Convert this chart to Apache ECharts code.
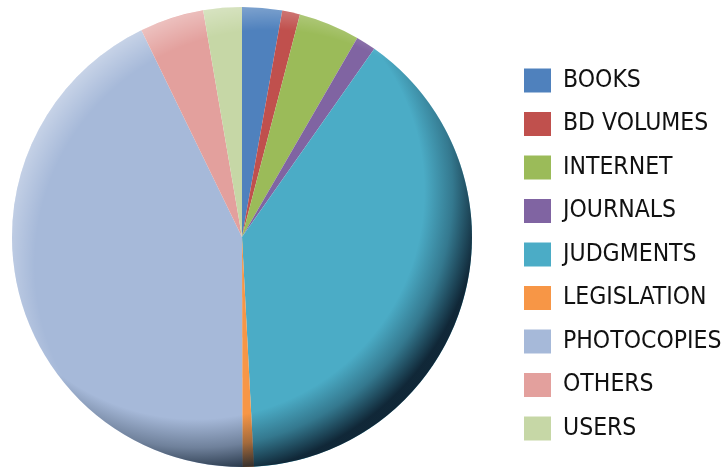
<!DOCTYPE html>
<html>
<head>
<meta charset="utf-8">
<script src="https://cdn.jsdelivr.net/npm/echarts@6/dist/echarts.min.js"></script>
<style>
  html, body { margin: 0; padding: 0; background: #fff; }
  #chart { width: 726px; height: 467px; }
</style>
</head>
<body>
<div id="chart"></div>
<script>
// shares (percent)
var categories = ["BOOKS", "BD VOLUMES", "INTERNET", "JOURNALS", "JUDGMENTS",
                  "LEGISLATION", "PHOTOCOPIES", "OTHERS", "USERS"];
var shares = [2.8, 1.25, 4.3, 1.4, 39.4, 0.8, 42.8, 4.5, 2.7];
var colors = ["#4F81BD", "#C0504D", "#9BBB59", "#8064A2", "#4BACC6",
              "#F79646", "#A6B9D9", "#E3A09D", "#C6D7A6"];

var chart = echarts.init(document.getElementById("chart"));

var pieData = categories.map(function (name, i) {
  return { name: name, value: shares[i] };
});

var option = {
  animation: false,
  color: colors,
  legend: {
    orient: "vertical",
    left: 524,
    top: 68,
    padding: 0,
    itemWidth: 27,
    itemHeight: 24,
    itemGap: 18.5,
    icon: "rect",
    data: categories,
    textStyle: {
      fontFamily: "'Liberation Sans Narrow', 'DejaVu Sans Condensed', sans-serif",
      fontSize: 24.5,
      color: "#111",
      padding: [0, 0, 0, 7]
    }
  },
  series: [
    {
      name: "usage",
      type: "pie",
      center: [242, 237],
      radius: 230,
      startAngle: 90,
      clockwise: true,
      label: { show: false },
      labelLine: { show: false },
      itemStyle: { borderWidth: 0 },
      data: pieData
    },
    {
      // dark bevel toward the lower right
      type: "pie",
      silent: true,
      center: [242, 237],
      radius: 230,
      label: { show: false },
      labelLine: { show: false },
      data: [{
        value: 1,
        itemStyle: {
          color: {
            type: "radial", x: 0.4, y: 0.4, r: 0.62,
            colorStops: [
              { offset: 0, color: "rgba(10,25,40,0)" },
              { offset: 0.8, color: "rgba(10,25,40,0)" },
              { offset: 0.9, color: "rgba(10,25,40,0.35)" },
              { offset: 1, color: "rgba(10,25,40,0.9)" }
            ]
          }
        }
      }]
    },
    {
      // light rim toward the upper left
      type: "pie",
      silent: true,
      center: [242, 237],
      radius: 230,
      label: { show: false },
      labelLine: { show: false },
      data: [{
        value: 1,
        itemStyle: {
          color: {
            type: "radial", x: 0.56, y: 0.56, r: 0.6,
            colorStops: [
              { offset: 0, color: "rgba(255,255,255,0)" },
              { offset: 0.85, color: "rgba(255,255,255,0)" },
              { offset: 1, color: "rgba(255,255,255,0.45)" }
            ]
          }
        }
      }]
    }
  ]
};

chart.setOption(option);
</script>
</body>
</html>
++++
From the data above, write out everything exactly except the pictures.

Convert this chart to Apache ECharts code.
<!DOCTYPE html>
<html>
<head>
<meta charset="utf-8">
<script src="https://cdn.jsdelivr.net/npm/echarts@6/dist/echarts.min.js"></script>
<style>
  html, body { margin: 0; padding: 0; background: #fff; }
  #chart { width: 726px; height: 467px; }
</style>
</head>
<body>
<div id="chart"></div>
<script>
// shares (percent)
var categories = ["BOOKS", "BD VOLUMES", "INTERNET", "JOURNALS", "JUDGMENTS",
                  "LEGISLATION", "PHOTOCOPIES", "OTHERS", "USERS"];
var shares = [2.8, 1.25, 4.3, 1.4, 39.4, 0.8, 42.8, 4.5, 2.7];
var colors = ["#4F81BD", "#C0504D", "#9BBB59", "#8064A2", "#4BACC6",
              "#F79646", "#A6B9D9", "#E3A09D", "#C6D7A6"];

var chart = echarts.init(document.getElementById("chart"));

var pieData = categories.map(function (name, i) {
  return { name: name, value: shares[i] };
});

var option = {
  animation: false,
  color: colors,
  legend: {
    orient: "vertical",
    left: 524,
    top: 68,
    padding: 0,
    itemWidth: 27,
    itemHeight: 24,
    itemGap: 18.5,
    icon: "rect",
    data: categories,
    textStyle: {
      fontFamily: "'Liberation Sans Narrow', 'DejaVu Sans Condensed', sans-serif",
      fontSize: 24.5,
      color: "#111",
      padding: [0, 0, 0, 7]
    }
  },
  series: [
    {
      name: "usage",
      type: "pie",
      center: [242, 237],
      radius: 230,
      startAngle: 90,
      clockwise: true,
      label: { show: false },
      labelLine: { show: false },
      itemStyle: { borderWidth: 0 },
      data: pieData
    },
    {
      // dark bevel toward the lower right
      type: "pie",
      silent: true,
      center: [242, 237],
      radius: 230,
      label: { show: false },
      labelLine: { show: false },
      data: [{
        value: 1,
        itemStyle: {
          color: {
            type: "radial", x: 0.4, y: 0.4, r: 0.62,
            colorStops: [
              { offset: 0, color: "rgba(10,25,40,0)" },
              { offset: 0.8, color: "rgba(10,25,40,0)" },
              { offset: 0.9, color: "rgba(10,25,40,0.35)" },
              { offset: 1, color: "rgba(10,25,40,0.9)" }
            ]
          }
        }
      }]
    },
    {
      // light rim toward the upper left
      type: "pie",
      silent: true,
      center: [242, 237],
      radius: 230,
      label: { show: false },
      labelLine: { show: false },
      data: [{
        value: 1,
        itemStyle: {
          color: {
            type: "radial", x: 0.56, y: 0.56, r: 0.6,
            colorStops: [
              { offset: 0, color: "rgba(255,255,255,0)" },
              { offset: 0.85, color: "rgba(255,255,255,0)" },
              { offset: 1, color: "rgba(255,255,255,0.45)" }
            ]
          }
        }
      }]
    }
  ]
};

chart.setOption(option);
</script>
</body>
</html>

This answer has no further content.